---- Data provided
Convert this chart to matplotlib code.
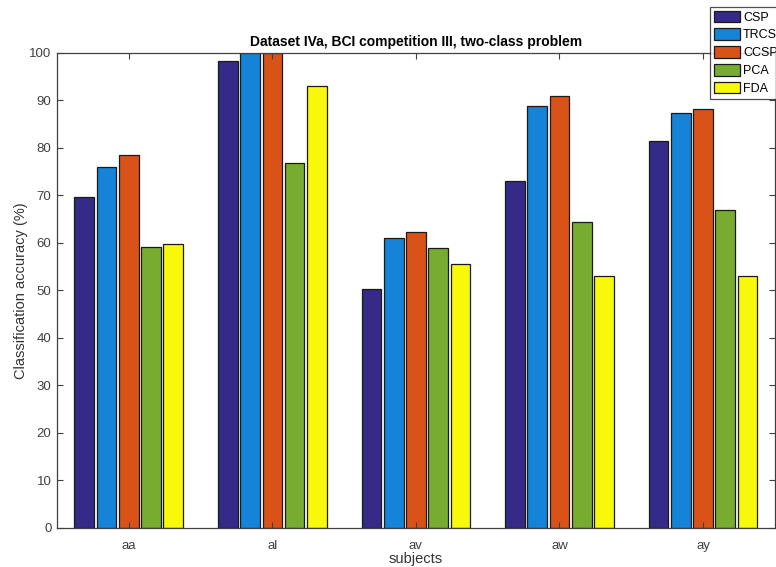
import numpy as np
import matplotlib.pyplot as plt

plt.rcParams['font.family'] = ['Liberation Sans', 'DejaVu Sans']

subjects = ["aa", "al", "av", "aw", "ay"]
methods = ["CSP", "TRCSP", "CCSP", "PCA", "FDA"]
csp = [69.7, 98.2, 50.2, 73.0, 81.5]
trcsp = [75.9, 100.0, 61.0, 88.8, 87.4]
ccsp = [78.5, 100.0, 62.2, 90.9, 88.1]
pca = [59.1, 76.8, 59.0, 64.3, 66.9]
fda = [59.8, 92.9, 55.6, 53.0, 53.0]

colors = ["#352a87", "#1584d8", "#d95319", "#77ac30", "#f8f80a"]

fig = plt.figure(figsize=(7.76, 5.67), dpi=100)
ax = fig.add_axes([0.0735, 0.069, 0.925, 0.838])

x = np.arange(1, len(subjects) + 1)
step = 0.155
width = 0.137
for i, (vals, name) in enumerate(zip([csp, trcsp, ccsp, pca, fda], methods)):
    ax.bar(x + (i - 2) * step, vals, width, color=colors[i], edgecolor="#1a1a1a",
           linewidth=0.9, label=name)

ax.set_xlim(0.5, 5.5)
ax.set_ylim(0, 100)
ax.set_xticks(x)
ax.set_xticklabels(subjects)
ax.set_yticks(range(0, 101, 10))
ax.tick_params(direction="in", top=True, right=True, length=4, width=0.8,
               labelsize=9.5, colors="#404040", labelcolor="#404040")
ax.tick_params(axis="x", pad=9)
ax.tick_params(axis="y", pad=4)
for s in ax.spines.values():
    s.set_color("#404040")
    s.set_linewidth(0.9)

ax.set_title("Dataset IVa, BCI competition III, two-class problem",
             fontsize=10, fontweight="bold", pad=5)
ax.set_xlabel("subjects", fontsize=10.5, color="#333333", labelpad=0)
ax.set_ylabel("Classification accuracy (%)", fontsize=10.5, color="#333333", labelpad=1)

leg = fig.legend(loc="upper left", bbox_to_anchor=(0.915, 0.988), fontsize=9,
                 frameon=True, fancybox=False, handlelength=2.1, handleheight=1.05,
                 handletextpad=0.25, labelspacing=0.38, borderpad=0.3,
                 borderaxespad=0)
leg.get_frame().set_edgecolor("#222222")
leg.get_frame().set_linewidth(0.9)
for h in leg.legend_handles:
    h.set_edgecolor("#1a1a1a")

fig.savefig("out.png", dpi=100)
--------
Exercise aim. Write out each line of the data exactly; the images should be left out.

Answer for this exercise.
Convert this chart to matplotlib code.
import numpy as np
import matplotlib.pyplot as plt

plt.rcParams['font.family'] = ['Liberation Sans', 'DejaVu Sans']

subjects = ["aa", "al", "av", "aw", "ay"]
methods = ["CSP", "TRCSP", "CCSP", "PCA", "FDA"]
csp = [69.7, 98.2, 50.2, 73.0, 81.5]
trcsp = [75.9, 100.0, 61.0, 88.8, 87.4]
ccsp = [78.5, 100.0, 62.2, 90.9, 88.1]
pca = [59.1, 76.8, 59.0, 64.3, 66.9]
fda = [59.8, 92.9, 55.6, 53.0, 53.0]

colors = ["#352a87", "#1584d8", "#d95319", "#77ac30", "#f8f80a"]

fig = plt.figure(figsize=(7.76, 5.67), dpi=100)
ax = fig.add_axes([0.0735, 0.069, 0.925, 0.838])

x = np.arange(1, len(subjects) + 1)
step = 0.155
width = 0.137
for i, (vals, name) in enumerate(zip([csp, trcsp, ccsp, pca, fda], methods)):
    ax.bar(x + (i - 2) * step, vals, width, color=colors[i], edgecolor="#1a1a1a",
           linewidth=0.9, label=name)

ax.set_xlim(0.5, 5.5)
ax.set_ylim(0, 100)
ax.set_xticks(x)
ax.set_xticklabels(subjects)
ax.set_yticks(range(0, 101, 10))
ax.tick_params(direction="in", top=True, right=True, length=4, width=0.8,
               labelsize=9.5, colors="#404040", labelcolor="#404040")
ax.tick_params(axis="x", pad=9)
ax.tick_params(axis="y", pad=4)
for s in ax.spines.values():
    s.set_color("#404040")
    s.set_linewidth(0.9)

ax.set_title("Dataset IVa, BCI competition III, two-class problem",
             fontsize=10, fontweight="bold", pad=5)
ax.set_xlabel("subjects", fontsize=10.5, color="#333333", labelpad=0)
ax.set_ylabel("Classification accuracy (%)", fontsize=10.5, color="#333333", labelpad=1)

leg = fig.legend(loc="upper left", bbox_to_anchor=(0.915, 0.988), fontsize=9,
                 frameon=True, fancybox=False, handlelength=2.1, handleheight=1.05,
                 handletextpad=0.25, labelspacing=0.38, borderpad=0.3,
                 borderaxespad=0)
leg.get_frame().set_edgecolor("#222222")
leg.get_frame().set_linewidth(0.9)
for h in leg.legend_handles:
    h.set_edgecolor("#1a1a1a")

fig.savefig("out.png", dpi=100)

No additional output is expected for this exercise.